To reduce surprises, many independent workers transfer a fixed percentage of each payment into a tax account and treat it as untouchable until filing time. Some consult accountants or attend workshops run by local business support organisations. Even basic steps, such as keeping digital copies of receipts and tracking mileage, can make a meaningful difference to net income.

Balancing flexibility with long term goals

One of the main attractions of gig work is flexibility: choosing when to log in, which jobs to accept and sometimes where to live. On the other side of the ledger sit long term goals like buying a home, starting a family or funding education. Aligning the two requires deliberate planning.

Many freelancers set income targets not just for the month, but for the year, and review them quarterly. When earnings exceed target in busy periods, they allocate extra toward savings or debt repayment instead of permanently increasing spending. During lean stretches, they may diversify into adjacent gigs, such as combining delivery work with remote customer support or online tutoring.

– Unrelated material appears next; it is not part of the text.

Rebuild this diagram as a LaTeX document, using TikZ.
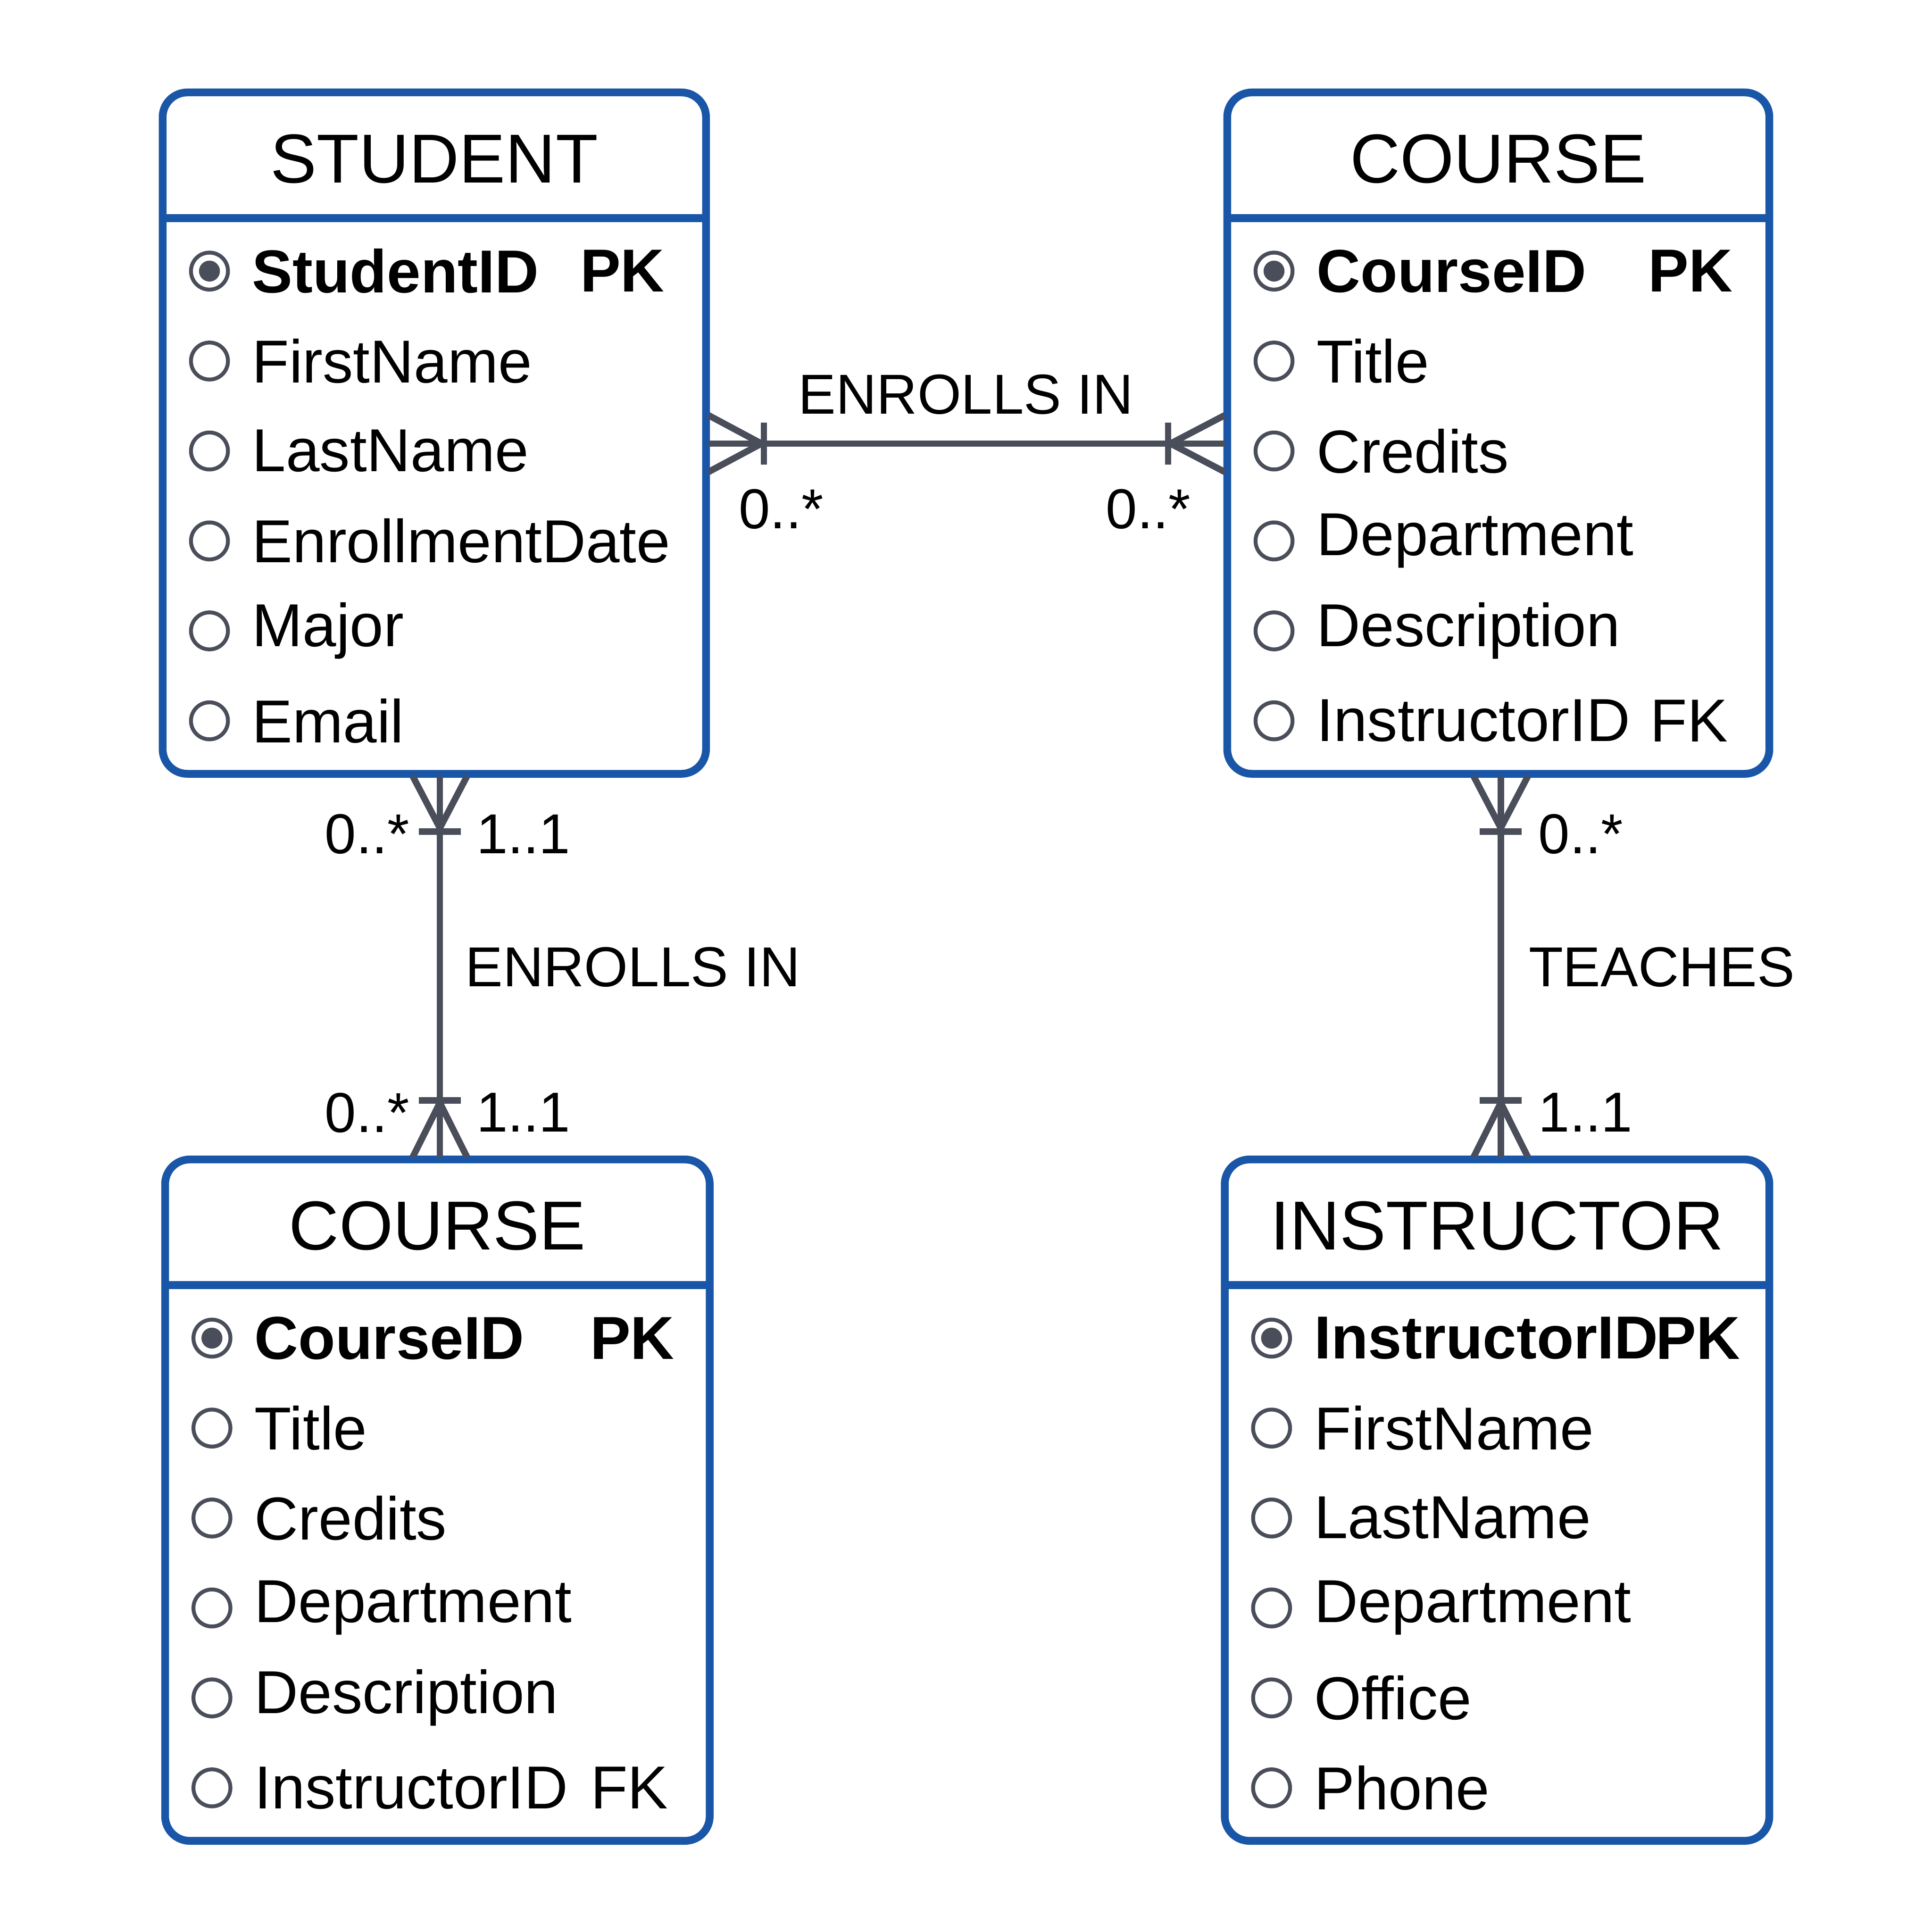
\documentclass[tikz,border=0pt]{standalone}
\usepackage{fontspec}
\setmainfont{Liberation Sans}
\begin{document}
\begin{tikzpicture}[x=0.01cm,y=-0.01cm,
  box/.style={draw=eblue,line width=1.8pt,rounded corners=0.2cm},
  hline/.style={draw=eblue,line width=1.8pt},
  conn/.style={draw=cgray,line width=1.5pt},
  attr/.style={anchor=west,font=\fontsize{14}{16}\selectfont,inner sep=0pt},
  pk/.style={attr,font=\fontsize{14}{16}\selectfont\bfseries},
  title/.style={font=\fontsize{16}{18}\selectfont,inner sep=0pt},
  lab/.style={font=\fontsize{13}{15}\selectfont,inner sep=0pt,text=black},
  circ/.style={draw=cgray,line width=0.9pt,fill=white}]
\definecolor{eblue}{HTML}{1A56A8}
\definecolor{cgray}{HTML}{4A4E5A}
\useasboundingbox (0,0) rectangle (1568,1568);
\fill[white] (0,0) rectangle (1568,1568);
% entity macro-like drawing
\newcommand{\entity}[8]{% #1 name, #2 x0, #3 y0, #4 x1, #5 title, #6 pk name, #7 pk x, #8 rows
  \draw[box] (#2,#3) rectangle (#4,#3+553);
  \draw[hline] (#2,#3+102) -- (#4,#3+102);
  \node[title] (#1-t) at ({(#2+#4)/2},#3+54) {#5};
  \draw[circ] (#2+38,#3+145) circle (0.15cm);
  \fill[cgray] (#2+38,#3+145) circle (0.085cm);
  \node[pk] (#1-pk) at (#2+72,#3+145) {#6};
  \node[pk,anchor=east] (#1-pkl) at (#7,#3+145) {PK};
  \foreach \n [count=\i] in {#8} {
    \draw[circ] (#2+38,#3+145+73*\i) circle (0.15cm);
    \node[attr] (#1-a\i) at (#2+72,#3+145+73*\i) {\n};
  }
}
\entity{s}{132}{75}{573}{STUDENT}{StudentID}{540}{FirstName,LastName,EnrollmentDate,Major,Email}
\entity{c1}{996}{75}{1436}{COURSE}{CourseID}{1407}{Title,Credits,Department,Description,InstructorID}
\node[attr,anchor=east] (fk1) at (1403,585) {FK};
\entity{c2}{134}{941}{576}{COURSE}{CourseID}{548}{Title,Credits,Department,Description,InstructorID}
\node[attr,anchor=east] (fk2) at (543,1451) {FK};
\entity{i}{994}{941}{1436}{INSTRUCTOR}{InstructorID}{1413}{FirstName,LastName,Department,Office,Phone}
% coordinates
\coordinate (h1) at (575,360); \coordinate (h2) at (994,360);
\coordinate (v1) at (357,630); \coordinate (v2) at (357,939);
\coordinate (w1) at (1218,630); \coordinate (w2) at (1218,939);
% horizontal
\draw[conn] (h1) -- (h2);
\draw[conn] (575,337) -- (618,360) -- (575,383);
\draw[conn] (620,343) -- (620,377);
\draw[conn] (994,337) -- (950,360) -- (994,383);
\draw[conn] (948,343) -- (948,377);
\node[lab] (l1) at (784,320) {ENROLLS IN};
\node[lab] (l2) at (634,413) {0..*};
\node[lab] (l3) at (932,413) {0..*};
% left vertical
\draw[conn] (v1) -- (v2);
\draw[conn] (335,630) -- (357,672) -- (379,630);
\draw[conn] (340,675) -- (374,675);
\draw[conn] (335,939) -- (357,895) -- (379,939);
\draw[conn] (340,893) -- (374,893);
\node[lab,anchor=east] (l4) at (333,677) {0..*};
\node[lab,anchor=west] (l5) at (386,677) {1..1};
\node[lab,anchor=east] (l6) at (333,903) {0..*};
\node[lab,anchor=west] (l7) at (386,903) {1..1};
\node[lab,anchor=west] (l8) at (377,785) {ENROLLS IN};
% right vertical
\draw[conn] (w1) -- (w2);
\draw[conn] (1196,630) -- (1218,672) -- (1240,630);
\draw[conn] (1201,675) -- (1235,675);
\draw[conn] (1196,939) -- (1218,895) -- (1240,939);
\draw[conn] (1201,893) -- (1235,893);
\node[lab,anchor=west] (l9) at (1248,677) {0..*};
\node[lab,anchor=west] (l10) at (1248,903) {1..1};
\node[lab,anchor=west] (l11) at (1240,785) {TEACHES};
\end{tikzpicture}
\end{document}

What this shift means for the wider economy

The growth of independent work is nudging banks, insurers and policymakers to rethink assumptions that long term employment is the default. As more people build their own safety nets, demand is likely to grow for portable benefits that move with the worker rather than staying with the company.

For households, the lesson is that income diversity can be both a risk and an opportunity. A single job can disappear, but so can a single platform contract or client. The most resilient workers often mix different sources of income, keep careful records and treat their independent activity as a real business, even if it begins as a side project.

The gig model is still evolving, and there is no universal template that fits every city, platform or profession. Yet the experiments happening now, from shared benefit pools to new financial tools, are shaping how people can earn a living without depending entirely on one employer. Those lessons will matter not only for drivers and couriers, but for anyone whose work becomes more flexible in the years ahead.